Les industries électriques et gazières ne font pas exception à cette répartition liée au genre. Les femmes, qui ne représentent qu’un tiers de l’effectif de la Branche, sont majoritaires dans les filières commerciales et tertiaires mais très peu présentes dans les filières techniques. En 2020, elles ne représentaient que 18,3 % des recrutements dans la filière technique, pour un taux de 65,2 % dans la filière commerciale. L’accord, signé en juillet 2019, sur la mixité des métiers, constitue un des piliers de la politique d’égalité professionnelle. Mais toutes les entreprises de la Branche ont fort
à faire pour inverser cette tendance, car le taux de féminisation continue de croître beaucoup plus rapidement dans les filières ou elles sont déjà sur-représentées. La tendance ne semble donc pas prête de s’inverser…
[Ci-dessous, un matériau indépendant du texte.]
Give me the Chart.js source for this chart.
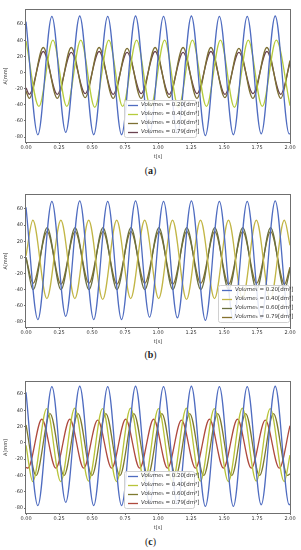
<!DOCTYPE html>
<html>
<head>
<meta charset="utf-8">
<script src="https://cdn.jsdelivr.net/npm/chart.js@4"></script>
<style>
  body { margin: 0; background: #fff; width: 301px; height: 550px; position: relative; overflow: hidden; }
  canvas { position: absolute; left: 0; }
  .cap { position: absolute; left: 0; width: 301px; text-align: center; font-family: "Liberation Serif", serif; font-size: 10px; color: #222; }
  .cap b { font-weight: bold; }
</style>
</head>
<body>
<canvas id="chartA" width="301" height="160" style="top:0px"></canvas>
<div class="cap" style="top:165px">(<b>a</b>)</div>
<canvas id="chartB" width="301" height="160" style="top:185px"></canvas>
<div class="cap" style="top:349px">(<b>b</b>)</div>
<canvas id="chartC" width="301" height="159" style="top:372px"></canvas>
<div class="cap" style="top:536px">(<b>c</b>)</div>
<script>
// Axis ticks
const X_TICKS = [0, 0.25, 0.5, 0.75, 1, 1.25, 1.5, 1.75, 2];
const Y_TICKS = [-80, -60, -40, -20, 0, 20, 40, 60];

// Legend labels
const VOLUMES = ["0.20", "0.40", "0.60", "0.79"];
const SUBS = ["\u2081", "\u2082", "\u2083", "\u2084"];

// Blue curve: turning points (same timing in all panels)
const BLUE_T = [0, 0.090, 0.196, 0.301, 0.407, 0.513, 0.619, 0.724, 0.830, 0.936, 1.042, 1.147, 1.253, 1.359, 1.465, 1.571, 1.676, 1.782, 1.888, 1.994, 2.0];

// Panel (a)
const A_BLUE_V = [63, -77, 69.5, -74, 70, -77, 69.5, -77, 70, -76, 69.5, -75, 70, -78, 69.5, -77, 69.5, -76, 70, -76, -75.5];
const A_GREEN_T = [0, 0.098, 0.204, 0.309, 0.415, 0.521, 0.627, 0.732, 0.838, 0.944, 1.050, 1.155, 1.261, 1.367, 1.473, 1.579, 1.684, 1.790, 1.896, 2.0];
const A_GREEN_V = [39, -42, 40, -42, 40, -43, 40, -42, 40, -42, 40, -43, 40, -42, 40, -43, 40, -42, 40, -41];
const A_DARK_T = [0, 0.025, 0.131, 0.237, 0.343, 0.448, 0.554, 0.660, 0.766, 0.872, 0.978, 1.084, 1.190, 1.295, 1.401, 1.507, 1.613, 1.719, 1.825, 1.930, 2.0];
const A_V3 = [-23, -32, 31, -32, 31, -31, 31, -32, 30, -32, 31, -31, 31, -32, 31, -31, 30, -32, 31, -32, 15];
const A_V4 = [-19, -27, 26, -27, 25, -26, 26, -27, 25, -26, 26, -27, 25, -26, 26, -27, 25, -26, 26, -27, 12];

// Panel (b)
const B_BLUE_V = [62, -77, 69.5, -73, 70, -77, 69.5, -77, 70, -74, 69.5, -75, 70, -78, 69.5, -77, 69.5, -76, 70, -76, -75];
const B_GREEN_T = [0, 0.052, 0.158, 0.264, 0.370, 0.475, 0.581, 0.687, 0.793, 0.899, 1.005, 1.110, 1.216, 1.322, 1.428, 1.534, 1.640, 1.745, 1.851, 1.957, 2.0];
const B_GREEN_V = [2, 46, -51, 46, -51, 46, -52, 46, -51, 46, -51, 46, -52, 46, -51, 46, -51, 46, -52, 46, 15];
const B_DARK_T = [0, 0.054, 0.160, 0.265, 0.372, 0.477, 0.583, 0.689, 0.795, 0.900, 1.007, 1.112, 1.218, 1.324, 1.430, 1.535, 1.642, 1.747, 1.853, 1.959, 2.0];
const B_V3 = [0, -40, 37, -40, 37, -40, 37, -40, 37, -40, 37, -40, 37, -40, 37, -40, 37, -40, 37, -40, -15];
const B_V4 = [0, -32, 32, -33, 32, -32, 32, -33, 32, -32, 32, -33, 32, -32, 32, -33, 32, -32, 32, -33, -12];

// Panel (c)
const C_BLUE_V = [62, -77, 69, -73, 69.5, -77, 69, -77, 69.5, -75, 69, -75, 69.5, -78, 69, -78, 69, -76, 69.5, -76, -75];
const C_GREEN_T = [0, 0.051, 0.157, 0.263, 0.369, 0.474, 0.580, 0.686, 0.792, 0.898, 1.004, 1.109, 1.215, 1.321, 1.427, 1.533, 1.639, 1.744, 1.850, 1.956, 2.0];
const C_GREEN_V = [-3, -47.5, 42, -47.5, 42.5, -47, 42, -47.5, 42.5, -47, 42, -47.5, 42.5, -47, 42, -47.5, 42.5, -47, 42, -47.5, -15];
const C_V3_T = [0, 0.076, 0.182, 0.288, 0.394, 0.499, 0.605, 0.711, 0.817, 0.923, 1.029, 1.134, 1.240, 1.346, 1.452, 1.558, 1.664, 1.769, 1.875, 1.981, 2.0];
const C_V3_V = [22, -40, 36, -40, 36, -40, 36, -40, 36, -40, 36, -40, 36, -40, 36, -40, 36, -40, 36, -40, -38];
const C_V4_T = [0, 0.014, 0.120, 0.226, 0.332, 0.437, 0.543, 0.649, 0.755, 0.861, 0.967, 1.072, 1.178, 1.284, 1.390, 1.496, 1.602, 1.707, 1.813, 1.919, 2.0];
const C_V4_V = [-30, -31, 29, -31, 29, -31, 28, -31, 29, -31, 29, -31, 28, -31, 29, -31, 29, -31, 28, -31, 21];

const FONT = "DejaVu Sans";
const AXIS_COLOR = "#6f6f6f";

function series(times, values, color, idx) {
  return {
    label: "Volume" + SUBS[idx] + " = " + VOLUMES[idx] + "[dm\u00b3]",
    data: times.map((t, i) => ({ x: t, y: values[i] })),
    borderColor: color,
    borderWidth: 1.3,
    pointRadius: 0,
    fill: false,
    cubicInterpolationMode: "monotone",
  };
}

// frame around the plot area (matplotlib spines)
const frame = {
  id: "frame",
  afterDraw(chart) {
    const a = chart.chartArea;
    const ctx = chart.ctx;
    ctx.save();
    ctx.strokeStyle = AXIS_COLOR;
    ctx.lineWidth = 1;
    ctx.strokeRect(Math.round(a.left) - 0.5, Math.round(a.top) - 0.5,
      Math.round(a.right - a.left) + 1, Math.round(a.bottom - a.top) + 1);
    ctx.restore();
  },
};

// legend box drawn inside the axes
const legendBox = {
  id: "legendBox",
  afterDraw(chart, args, opts) {
    const ctx = chart.ctx;
    const x = opts.x, y = opts.y, w = opts.w, h = opts.h, row = opts.row;
    ctx.save();
    ctx.fillStyle = "rgba(255,255,255,0.85)";
    ctx.strokeStyle = "#d0d0d0";
    ctx.lineWidth = 1;
    ctx.beginPath();
    ctx.roundRect(x + 0.5, y + 0.5, w, h, 2);
    ctx.fill();
    ctx.stroke();
    chart.data.datasets.forEach((ds, i) => {
      const cy = y + 5 + i * row;
      ctx.strokeStyle = ds.borderColor;
      ctx.lineWidth = 1.3;
      ctx.beginPath();
      ctx.moveTo(x + 4, cy + 0.5);
      ctx.lineTo(x + 14, cy + 0.5);
      ctx.stroke();
      ctx.fillStyle = "#333";
      ctx.textBaseline = "middle";
      ctx.font = "italic 5.5px " + FONT;
      ctx.fillText("Volume", x + 17, cy);
      const vw = ctx.measureText("Volume").width;
      ctx.font = "5.5px " + FONT;
      ctx.fillText(SUBS[i] + " = " + VOLUMES[i] + "[dm\u00b3]", x + 17 + vw, cy);
    });
    ctx.restore();
  },
};

function makeChart(id, datasets, yMin, yMax, legendPos) {
  return new Chart(document.getElementById(id), {
    type: "line",
    data: { datasets: datasets },
    plugins: [frame, legendBox],
    options: {
      responsive: false,
      animation: false,
      devicePixelRatio: 1,
      layout: { padding: { top: 10, right: 11, left: 0, bottom: 0 } },
      plugins: {
        legend: { display: false },
        tooltip: { enabled: false },
        legendBox: legendPos,
      },
      scales: {
        x: {
          type: "linear",
          min: 0,
          max: 2,
          afterBuildTicks: (s) => { s.ticks = X_TICKS.map((v) => ({ value: v })); },
          afterFit: (s) => { s.height = 18; },
          grid: { display: true, drawOnChartArea: false, tickLength: 2, color: AXIS_COLOR },
          border: { display: false },
          ticks: {
            maxRotation: 0,
            padding: 1,
            color: "#333",
            font: { family: FONT, size: 5 },
            callback: (v) => Number(v).toFixed(2),
          },
          title: { display: true, text: "t[s]", color: "#333", font: { family: FONT, size: 5 }, padding: { top: 1, bottom: 0 } },
        },
        y: {
          min: yMin,
          max: yMax,
          afterBuildTicks: (s) => { s.ticks = Y_TICKS.map((v) => ({ value: v })); },
          afterFit: (s) => { s.width = 26; },
          grid: { display: true, drawOnChartArea: false, tickLength: 2, color: AXIS_COLOR },
          border: { display: false },
          ticks: { padding: 1, color: "#333", font: { family: FONT, size: 5 } },
          title: { display: true, text: "A[mm]", color: "#333", font: { family: FONT, size: 5 }, padding: { top: 3, bottom: 0 } },
        },
      },
    },
  });
}

makeChart("chartA", [
  series(BLUE_T, A_BLUE_V, "#4f6cc0", 0),
  series(A_GREEN_T, A_GREEN_V, "#b6cc3c", 1),
  series(A_DARK_T, A_V3, "#7d7034", 2),
  series(A_DARK_T, A_V4, "#6a4250", 3),
], -86, 77.4, { x: 124, y: 100, w: 72, h: 37, row: 9 });

makeChart("chartB", [
  series(BLUE_T, B_BLUE_V, "#4f6cc0", 0),
  series(B_GREEN_T, B_GREEN_V, "#c2b646", 1),
  series(B_DARK_T, B_V3, "#6a7040", 2),
  series(B_DARK_T, B_V4, "#86722e", 3),
], -86.2, 77.3, { x: 218, y: 100, w: 71, h: 37, row: 9 });

makeChart("chartC", [
  series(BLUE_T, C_BLUE_V, "#4f6cc0", 0),
  series(C_GREEN_T, C_GREEN_V, "#b8c43a", 1),
  series(C_V3_T, C_V3_V, "#7e7a30", 2),
  series(C_V4_T, C_V4_V, "#ae4a3e", 3),
], -86.1, 74.7, { x: 124, y: 99, w: 70, h: 37, row: 9 });
</script>
</body>
</html>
La parentalité, un des facteurs aggravant des inégalités

Concilier vie professionnelle et vie privée est un enjeu majeur pour les deux parents, et plus particulièrement encore pour les mères. Car en France, ce sont les femmes qui assument toujours majoritairement les tâches domestiques et la garde des enfants. Cela les amène à réduire leur temps de travail (3 fois plus de temps partiel chez les femmes), à refuser des opportunités professionnelles, ou à se tourner vers des emplois moins exigeants. Les stéréotypes liés à la maternité, tels que l’idée que les femmes seraient moins investies dans leur travail après la naissance d’un enfant, pèsent lourdement sur leur évolution professionnelle. En 2018, d’après une enquête réalisée par le conseil supérieur de l’égalité professionnelle, 84 % des Françaises considéraient que la maternité avait un impact négatif sur leur carrière. Une réalité confirmée par une étude INSEE de 2020 qui montre que chez les ouvrières, celles ayant des responsabilités familiales ne sont que 54 % à être en emploi, tandis que celles n’ayant pas d’enfant à charge sont 74 % à travailler. En outre, pour les femmes cadres, une naissance implique une modification dans l’organisation de leur travail. Ainsi, 41 % des femmes cadres déclarent avoir réduit leur temps de travail ou modifié leurs horaires pour s’occuper de leurs enfants. Enfin, les congés parentaux sont très majoritairement pris par des femmes. En 2020, 90 % des demandes de congés parentaux dans les grandes entreprises de la Branche des IEG, ont été octroyés à des femmes. Plus les femmes occupent un emploi qualifié, plus elles estiment qu’être parent a des conséquences sur leur travail. Ce phénomène est général dans les pays développés où la maternité explique 80 % de l’écart entre la participation masculine et féminine au marché du travail.